**WHAT TO PRODUCE**:
Exactly retype the lines from the one containing "Convert this chart to matplotlib code." through the one containing "import numpy as np"; both ends count, pictures do not.

**SUPPLIED RECORDS**:
------------------------------------------------------------
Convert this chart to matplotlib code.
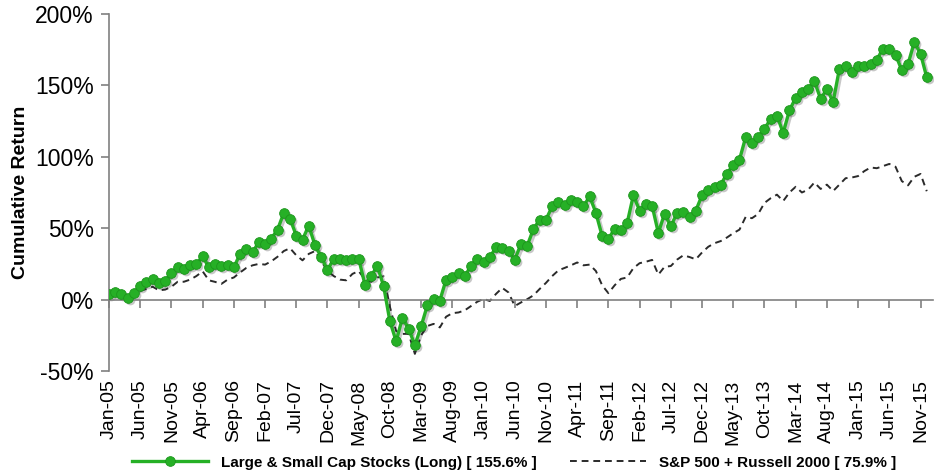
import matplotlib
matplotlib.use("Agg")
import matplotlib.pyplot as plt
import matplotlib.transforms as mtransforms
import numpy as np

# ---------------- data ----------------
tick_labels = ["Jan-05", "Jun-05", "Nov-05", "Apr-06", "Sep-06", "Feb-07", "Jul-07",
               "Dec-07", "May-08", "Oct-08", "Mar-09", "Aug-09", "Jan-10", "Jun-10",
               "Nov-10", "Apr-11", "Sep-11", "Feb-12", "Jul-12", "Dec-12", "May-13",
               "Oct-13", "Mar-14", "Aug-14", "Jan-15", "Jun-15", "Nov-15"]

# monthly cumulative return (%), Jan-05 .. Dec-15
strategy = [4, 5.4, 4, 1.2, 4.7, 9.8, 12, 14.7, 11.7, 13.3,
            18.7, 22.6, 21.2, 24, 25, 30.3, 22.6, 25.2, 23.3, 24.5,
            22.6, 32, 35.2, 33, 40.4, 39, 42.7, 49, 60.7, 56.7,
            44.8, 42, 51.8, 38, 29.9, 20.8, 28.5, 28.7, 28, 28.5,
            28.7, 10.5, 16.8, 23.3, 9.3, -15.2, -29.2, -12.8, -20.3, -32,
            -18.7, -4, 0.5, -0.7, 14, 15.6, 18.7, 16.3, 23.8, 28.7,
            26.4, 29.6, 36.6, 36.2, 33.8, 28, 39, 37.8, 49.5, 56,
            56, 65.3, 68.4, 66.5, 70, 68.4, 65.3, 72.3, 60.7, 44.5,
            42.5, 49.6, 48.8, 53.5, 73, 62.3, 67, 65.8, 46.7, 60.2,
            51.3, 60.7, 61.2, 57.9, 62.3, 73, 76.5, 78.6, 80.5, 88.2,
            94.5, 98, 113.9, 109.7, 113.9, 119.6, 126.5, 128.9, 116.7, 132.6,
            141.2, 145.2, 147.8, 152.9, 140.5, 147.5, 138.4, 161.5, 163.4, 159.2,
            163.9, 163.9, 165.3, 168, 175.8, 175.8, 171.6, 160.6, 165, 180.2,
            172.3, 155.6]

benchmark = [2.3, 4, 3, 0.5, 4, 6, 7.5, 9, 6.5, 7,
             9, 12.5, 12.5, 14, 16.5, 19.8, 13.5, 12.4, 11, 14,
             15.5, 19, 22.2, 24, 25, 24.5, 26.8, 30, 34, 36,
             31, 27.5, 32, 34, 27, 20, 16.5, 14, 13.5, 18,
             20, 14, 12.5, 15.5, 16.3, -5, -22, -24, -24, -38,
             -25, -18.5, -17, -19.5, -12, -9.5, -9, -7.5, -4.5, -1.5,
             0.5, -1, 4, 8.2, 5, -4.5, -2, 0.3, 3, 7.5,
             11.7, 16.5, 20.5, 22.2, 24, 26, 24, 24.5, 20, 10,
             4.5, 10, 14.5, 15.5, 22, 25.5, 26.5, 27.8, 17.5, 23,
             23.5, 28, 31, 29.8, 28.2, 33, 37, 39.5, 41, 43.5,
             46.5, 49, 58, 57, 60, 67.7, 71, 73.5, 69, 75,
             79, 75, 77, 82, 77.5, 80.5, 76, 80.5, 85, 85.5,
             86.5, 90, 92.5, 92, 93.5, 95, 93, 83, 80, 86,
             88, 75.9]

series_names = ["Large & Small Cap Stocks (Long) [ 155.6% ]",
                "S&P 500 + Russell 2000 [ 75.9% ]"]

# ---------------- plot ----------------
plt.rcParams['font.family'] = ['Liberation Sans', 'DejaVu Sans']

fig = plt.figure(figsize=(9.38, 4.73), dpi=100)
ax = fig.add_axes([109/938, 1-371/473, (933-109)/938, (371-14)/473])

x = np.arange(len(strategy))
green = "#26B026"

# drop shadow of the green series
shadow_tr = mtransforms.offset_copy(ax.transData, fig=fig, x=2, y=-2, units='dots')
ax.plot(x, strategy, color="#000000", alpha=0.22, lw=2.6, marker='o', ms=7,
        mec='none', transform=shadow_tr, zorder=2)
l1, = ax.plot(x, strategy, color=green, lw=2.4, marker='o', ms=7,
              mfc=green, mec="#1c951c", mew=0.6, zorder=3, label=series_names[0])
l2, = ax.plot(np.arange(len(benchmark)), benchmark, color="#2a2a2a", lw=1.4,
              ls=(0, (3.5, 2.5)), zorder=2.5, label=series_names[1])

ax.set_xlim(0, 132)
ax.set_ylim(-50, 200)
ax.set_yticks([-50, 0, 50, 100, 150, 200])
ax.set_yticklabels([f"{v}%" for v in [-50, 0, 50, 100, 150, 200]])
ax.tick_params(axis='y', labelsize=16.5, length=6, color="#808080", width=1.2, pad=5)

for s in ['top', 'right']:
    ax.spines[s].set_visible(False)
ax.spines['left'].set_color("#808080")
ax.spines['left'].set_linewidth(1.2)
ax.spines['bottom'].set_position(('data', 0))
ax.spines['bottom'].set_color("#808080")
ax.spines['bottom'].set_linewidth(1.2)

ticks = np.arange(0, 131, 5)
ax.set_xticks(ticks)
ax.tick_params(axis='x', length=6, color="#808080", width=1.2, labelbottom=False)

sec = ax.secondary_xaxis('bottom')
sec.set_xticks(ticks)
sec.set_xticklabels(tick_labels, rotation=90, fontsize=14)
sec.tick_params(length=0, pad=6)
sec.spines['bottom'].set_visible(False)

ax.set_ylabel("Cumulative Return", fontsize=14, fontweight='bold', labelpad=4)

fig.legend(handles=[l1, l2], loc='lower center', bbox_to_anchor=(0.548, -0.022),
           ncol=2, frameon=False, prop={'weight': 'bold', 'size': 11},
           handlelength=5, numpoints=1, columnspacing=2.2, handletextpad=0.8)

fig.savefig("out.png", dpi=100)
------------------------------------------------------------
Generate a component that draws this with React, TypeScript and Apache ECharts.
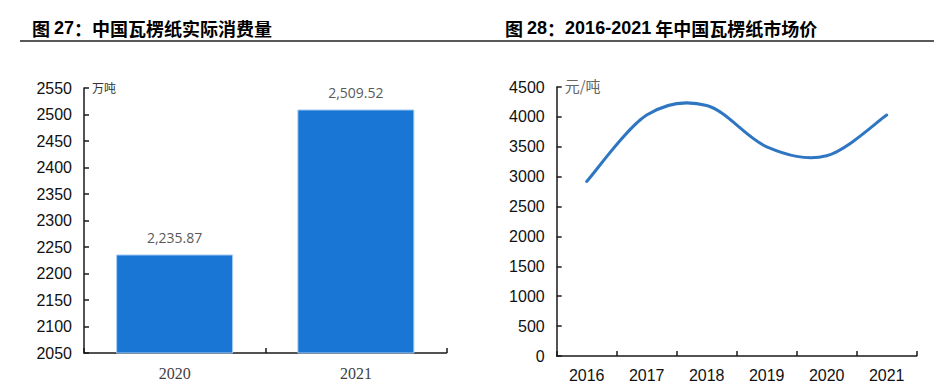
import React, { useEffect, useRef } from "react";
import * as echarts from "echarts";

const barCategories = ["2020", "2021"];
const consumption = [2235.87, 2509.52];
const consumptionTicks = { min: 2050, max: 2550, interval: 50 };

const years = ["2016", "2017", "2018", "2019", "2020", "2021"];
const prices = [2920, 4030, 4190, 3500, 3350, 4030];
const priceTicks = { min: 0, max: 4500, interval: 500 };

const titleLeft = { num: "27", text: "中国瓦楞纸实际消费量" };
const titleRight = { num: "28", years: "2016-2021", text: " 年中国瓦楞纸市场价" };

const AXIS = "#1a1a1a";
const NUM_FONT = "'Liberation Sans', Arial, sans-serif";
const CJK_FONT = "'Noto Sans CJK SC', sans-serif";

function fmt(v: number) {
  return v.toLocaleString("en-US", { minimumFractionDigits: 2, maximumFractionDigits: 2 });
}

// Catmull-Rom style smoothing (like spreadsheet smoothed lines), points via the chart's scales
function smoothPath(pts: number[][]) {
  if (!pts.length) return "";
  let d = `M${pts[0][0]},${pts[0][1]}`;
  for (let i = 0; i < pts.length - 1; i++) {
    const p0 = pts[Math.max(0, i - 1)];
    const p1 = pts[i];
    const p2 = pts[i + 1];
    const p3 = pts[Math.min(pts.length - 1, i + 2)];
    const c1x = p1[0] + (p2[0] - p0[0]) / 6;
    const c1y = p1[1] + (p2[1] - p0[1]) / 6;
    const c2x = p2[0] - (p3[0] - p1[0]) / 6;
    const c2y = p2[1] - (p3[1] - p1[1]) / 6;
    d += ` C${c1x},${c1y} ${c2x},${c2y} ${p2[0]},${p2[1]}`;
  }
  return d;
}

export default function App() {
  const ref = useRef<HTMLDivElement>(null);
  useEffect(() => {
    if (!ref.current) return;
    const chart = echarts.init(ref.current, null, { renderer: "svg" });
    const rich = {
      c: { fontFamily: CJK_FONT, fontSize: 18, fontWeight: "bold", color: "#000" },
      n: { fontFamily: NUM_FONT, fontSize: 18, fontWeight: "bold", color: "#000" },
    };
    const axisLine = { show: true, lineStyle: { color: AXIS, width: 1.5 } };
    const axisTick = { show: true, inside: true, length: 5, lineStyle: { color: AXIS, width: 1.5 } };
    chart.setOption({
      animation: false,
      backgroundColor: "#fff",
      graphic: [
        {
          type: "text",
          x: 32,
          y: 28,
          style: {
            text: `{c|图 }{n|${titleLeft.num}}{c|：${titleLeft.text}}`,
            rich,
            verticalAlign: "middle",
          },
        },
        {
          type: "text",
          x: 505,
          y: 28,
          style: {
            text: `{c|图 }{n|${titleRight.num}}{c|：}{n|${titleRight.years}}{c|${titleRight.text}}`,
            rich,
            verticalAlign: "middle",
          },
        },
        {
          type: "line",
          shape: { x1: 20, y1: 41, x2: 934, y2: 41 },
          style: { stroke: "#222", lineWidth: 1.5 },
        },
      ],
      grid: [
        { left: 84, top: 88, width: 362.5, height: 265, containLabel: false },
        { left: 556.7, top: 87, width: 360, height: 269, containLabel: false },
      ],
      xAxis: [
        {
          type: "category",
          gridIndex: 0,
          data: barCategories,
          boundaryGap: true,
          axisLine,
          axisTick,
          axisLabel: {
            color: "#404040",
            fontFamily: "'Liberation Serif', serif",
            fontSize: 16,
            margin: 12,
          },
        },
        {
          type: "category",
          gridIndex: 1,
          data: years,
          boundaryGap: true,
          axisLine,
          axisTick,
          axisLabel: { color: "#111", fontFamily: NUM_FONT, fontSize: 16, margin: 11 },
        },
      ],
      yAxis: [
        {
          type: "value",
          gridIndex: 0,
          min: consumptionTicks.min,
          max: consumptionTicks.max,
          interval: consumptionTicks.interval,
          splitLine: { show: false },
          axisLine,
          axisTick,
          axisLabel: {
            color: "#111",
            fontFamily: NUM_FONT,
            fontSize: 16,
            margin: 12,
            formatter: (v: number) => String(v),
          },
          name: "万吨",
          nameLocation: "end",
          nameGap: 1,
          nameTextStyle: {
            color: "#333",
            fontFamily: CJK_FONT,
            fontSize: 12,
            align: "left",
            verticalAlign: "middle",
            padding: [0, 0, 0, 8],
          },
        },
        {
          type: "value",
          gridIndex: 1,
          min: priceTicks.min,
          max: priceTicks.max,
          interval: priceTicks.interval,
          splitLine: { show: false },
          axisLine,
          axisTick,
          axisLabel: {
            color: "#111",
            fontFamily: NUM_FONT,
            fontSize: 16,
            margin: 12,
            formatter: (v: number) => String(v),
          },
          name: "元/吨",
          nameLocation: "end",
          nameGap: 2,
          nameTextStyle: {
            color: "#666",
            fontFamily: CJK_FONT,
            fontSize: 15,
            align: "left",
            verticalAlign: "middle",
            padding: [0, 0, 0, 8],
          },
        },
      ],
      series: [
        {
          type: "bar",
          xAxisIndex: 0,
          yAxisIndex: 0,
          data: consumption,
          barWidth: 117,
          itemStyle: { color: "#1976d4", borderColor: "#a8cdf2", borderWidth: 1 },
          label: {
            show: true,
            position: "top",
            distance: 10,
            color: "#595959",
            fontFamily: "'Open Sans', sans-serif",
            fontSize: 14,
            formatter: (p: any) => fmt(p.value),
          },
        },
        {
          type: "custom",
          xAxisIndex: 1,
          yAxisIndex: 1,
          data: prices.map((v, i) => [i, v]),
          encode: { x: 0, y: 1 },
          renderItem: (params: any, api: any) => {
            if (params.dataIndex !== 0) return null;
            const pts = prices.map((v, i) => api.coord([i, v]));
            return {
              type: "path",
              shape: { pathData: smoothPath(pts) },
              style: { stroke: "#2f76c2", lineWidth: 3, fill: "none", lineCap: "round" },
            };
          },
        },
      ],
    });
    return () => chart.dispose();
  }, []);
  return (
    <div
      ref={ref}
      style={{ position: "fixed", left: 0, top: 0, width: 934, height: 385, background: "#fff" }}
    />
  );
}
------------------------------------------------------------
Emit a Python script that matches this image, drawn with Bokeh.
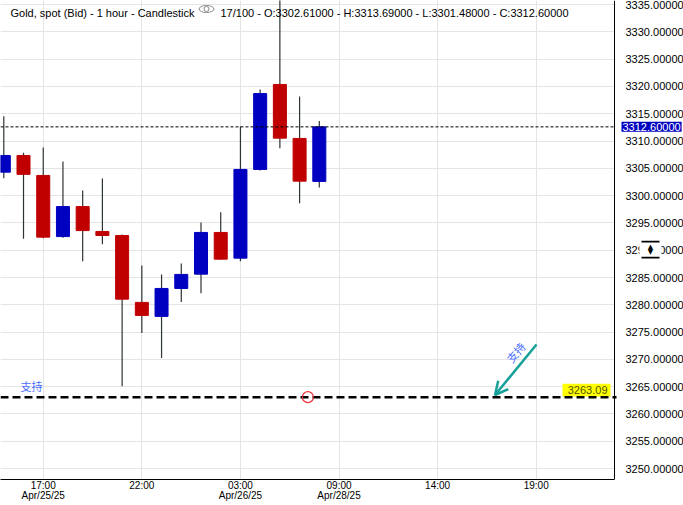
------------------------------------------------------------
**EXERCISE RESPONSE**:
Convert this chart to matplotlib code.
import matplotlib
matplotlib.use("Agg")
import matplotlib.pyplot as plt
import matplotlib.transforms as mtransforms
import numpy as np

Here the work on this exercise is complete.